Maybe if Em and Dre hadn't caused their own media maelstroms throughout the years, the controversial duo would've been alarmed by now. Since Shady/Aftermath inked their newest signee in September, 50's been in the headlines repeatedly, though not for his music.
Reports erroneously linked him to the murder of his former mentor Jam Master Jay. 50 and the G-Unit were arrested on New Year's Eve in New York for gun possession (although 50 and the G-Unit's Lloyd Banks made bail, the third member, Tony Yayo, is still in jail for prior charges). A few weeks later, the offices of Violator, the company that manages the beefed-up Queens MC, were riddled by bullets, by gunmen who are still on the loose. Most recently, a 50 club date in San Francisco was canceled because thousands of ticketless fans were congregating outside and stopping traffic.
The rapper shrugs it all off. "I don't get worked up or excited about situations I can't control because it's not in my power, so I might appear crazy to some people," he said.
Those working with rap's Next Big Thing aren't labeling him certifiable yet, but they do want the 26-year-old to keep his priorities straight.
"[Interscope CEO] Jimmy Iovine will tell me, 'I hope you're smart like Dre,' " said 50, who admits he now has to have meetings with executives at Interscope because of his run-ins with the law. "Dre will pull me to the side and tell me to stay focused. I told him in the beginning that my intentions weren't to be trouble. Nobody wants to buy a problem. And with my background, there's a possibility that they'd be purchasing the biggest problem that they've ever found. But because they believed me when I told them I wanted to make music, we were able to progress."
As committed as 50 is to Shady/Aftermath, he has a greater allegiance to the streets and the mixtape circuit. Working from the ground up is what made him. Last year, he created huge buzz for himself by incessantly releasing new songs, freestyles and his own versions of other artists' cuts via his own G-Unit CDs and DJs' mixtapes.

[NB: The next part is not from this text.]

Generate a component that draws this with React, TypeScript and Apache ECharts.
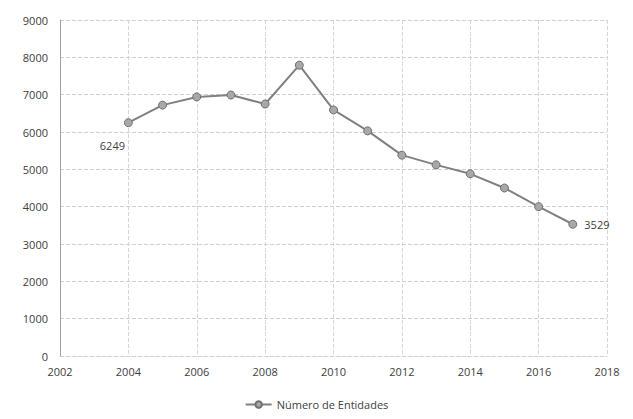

"Right now, maybe not all over the world but in New York, [50 Cent] has the streets on fire," Jay-Z said last year when asked whose music he was feeling.
But 50's music didn't just stay regional. It spread like a virus, and pretty soon cuts that were heavily rotated on the underground, like "Wanksta" and his duet with the Notorious B.I.G., "The Realest," made their way onto radio across the country. One of his tapes eventually landed in the hands of Eminem, leading to 50's storied big-money deal with Shady/Aftermath. The Queens MC took home $500,000 and as a gift from Em and Dre, was given a watch worth the same amount of money.

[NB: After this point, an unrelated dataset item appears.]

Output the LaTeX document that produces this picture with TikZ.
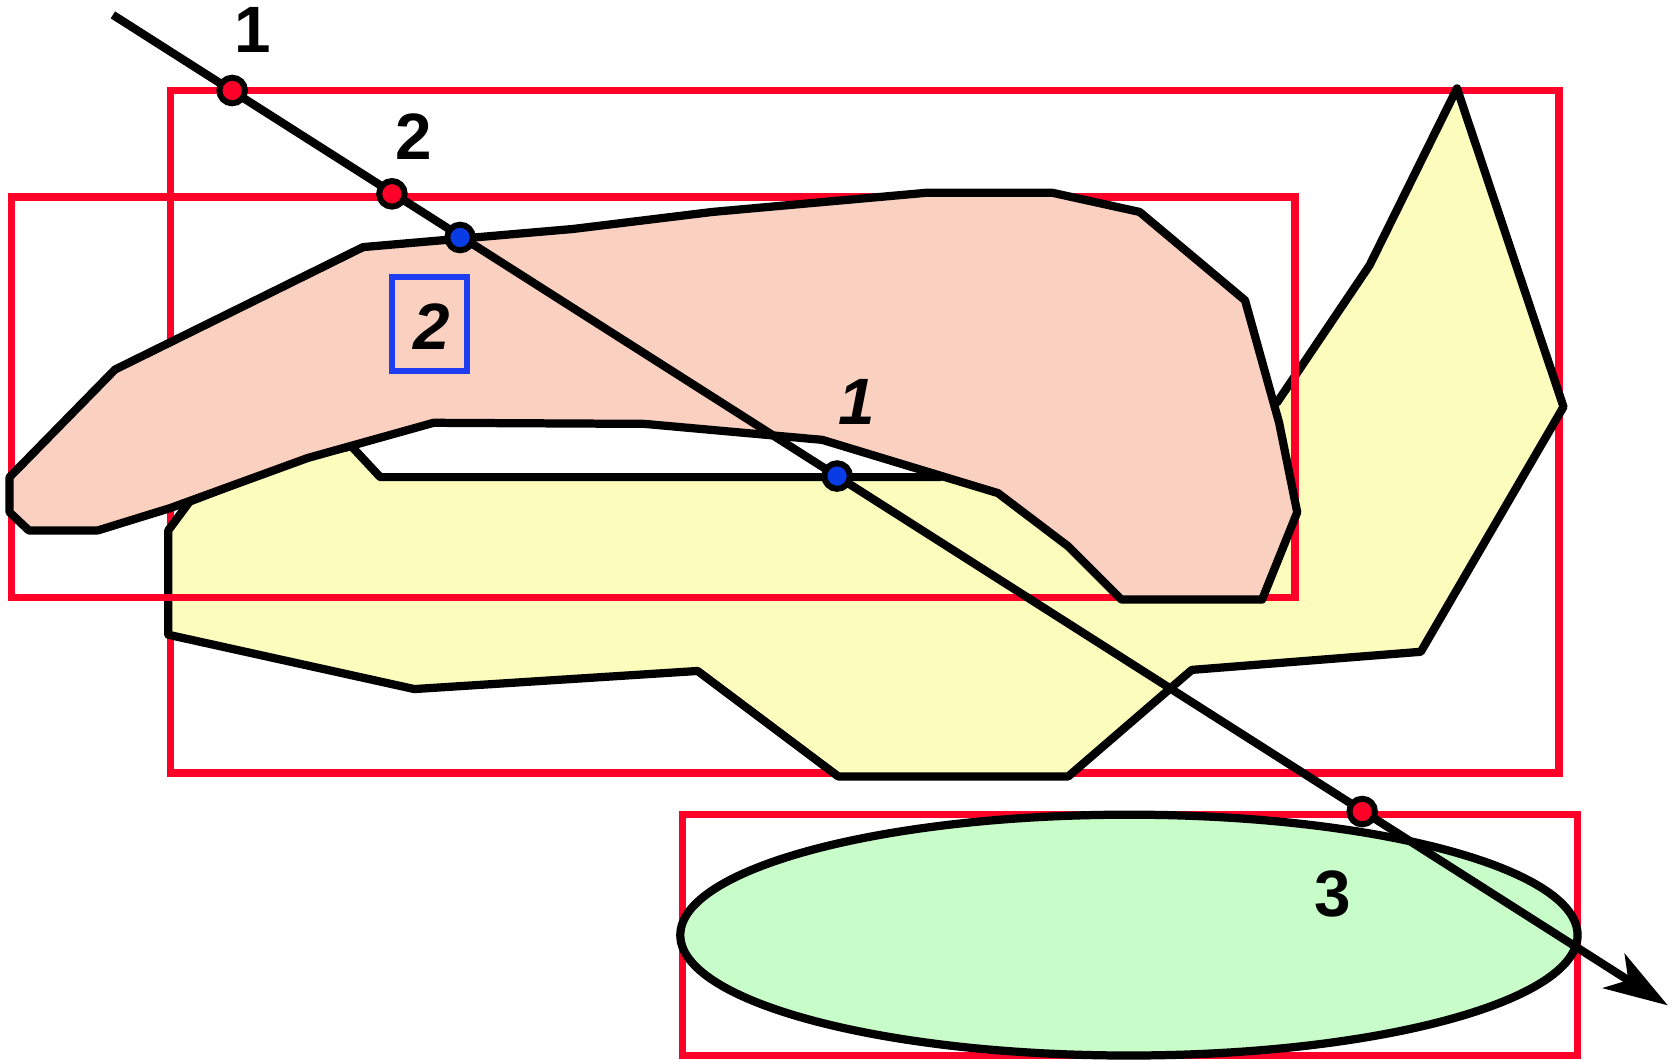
\documentclass[tikz,border=0pt]{standalone}
\usepackage{fontspec}
\setmainfont{Liberation Sans}
\usetikzlibrary{arrows.meta}

\definecolor{boxred}{RGB}{255,0,40}
\definecolor{boxblue}{RGB}{30,60,240}
\definecolor{dotblue}{RGB}{10,60,230}
\definecolor{pinkfill}{RGB}{250,208,192}
\definecolor{yellowfill}{RGB}{252,252,188}
\definecolor{greenfill}{RGB}{200,252,200}

\begin{document}
\begin{tikzpicture}[x=0.01cm, y=-0.01cm,
		outline/.style={draw=black, line width=2.2pt, line join=round},
		bbox/.style={draw=boxred, line width=2pt},
		hit/.style={circle, draw=black, line width=1.6pt, inner sep=0pt, minimum size=0.24cm},
		num/.style={font=\fontsize{17.5}{20}\selectfont\bfseries, inner sep=0pt},
		numit/.style={font=\fontsize{17.5}{20}\selectfont\bfseries\itshape, inner sep=0pt}]
		\useasboundingbox (0,0) rectangle (1568,994.4);
		\draw[bbox] (160,85) rectangle (1464,726);
		% object 1
		\draw[outline, fill=yellowfill] (1368,83) -- (1468,382) -- (1334,612) -- (1119,629) -- (1003,729) -- (787,729) -- (655,630) -- (389,647) -- (158,596) -- (158,498) -- (178,471) -- (289,428) -- (330,419) -- (357,448) -- (881,448) -- (1199,378) -- (1286,249) -- cycle;
		\draw[bbox] (11,185) rectangle (1216,561);
		% object 2
		\draw[outline, fill=pinkfill] (9,448) -- (108,347) -- (341,232) -- (538,215) -- (669,199) -- (870,181) -- (988,181) -- (1070,199) -- (1169,282) -- (1201,397) -- (1218,481) -- (1185,563) -- (1053,563) -- (1003,513) -- (937,463) -- (772,413) -- (605,398) -- (407,397) -- (289,430) -- (160,477) -- (92,498) -- (27,498) -- (9,481) -- cycle;
		\draw[bbox] (641,765) rectangle (1481,991);
		% object 3
		\draw[outline, fill=greenfill] (1060,878) ellipse (4.21cm and 1.13cm);
		% the ray
		\coordinate (start) at (106,14);
		\coordinate (tip) at (1566,944);
		\draw[line width=2.2pt, -{Stealth[length=6mm, width=3.8mm, inset=1.6mm]}] (start) -- (tip);
		\node[hit, fill=boxred] (enter1) at (218,85) {};
		\node[hit, fill=boxred] (enter2) at (368,182) {};
		\node[hit, fill=dotblue] (cross1) at (432,223) {};
		\node[hit, fill=dotblue] (cross2) at (786,447) {};
		\node[hit, fill=boxred] (enter3) at (1279,762) {};
		% labels
		\node[num] (lab1) at (237,28) {1};
		\node[num] (lab2) at (388,128) {2};
		\node[num] (lab3) at (1251,839) {3};
		\node[numit] (obj1) at (804,377) {1};
		\node[draw=boxblue, line width=1.6pt, minimum width=0.7cm, minimum height=0.88cm] (obj2box) at (403,304) {};
		\node[numit] (obj2) at (405,307) {2};
	\end{tikzpicture}
\end{document}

If you ask the iconic beat technician, he'll tell you he has no regrets about his investment.
"50 came out here to L.A. for a couple of days and he seemed like he was cool as sh--," remembered Dre, who cranked out seven songs in five days with the MC. "50 is one of the most incredible artists I worked with as far as writing, basic performance and vibing. He came in, and every track I put up, he had something for it. He wrote to it. He got in the booth and did his thing. 50's album in my opinion is gonna compete with all the classic hip-hop LPs that came out in the last 10 years. It's right up there. Sh-- came out hot."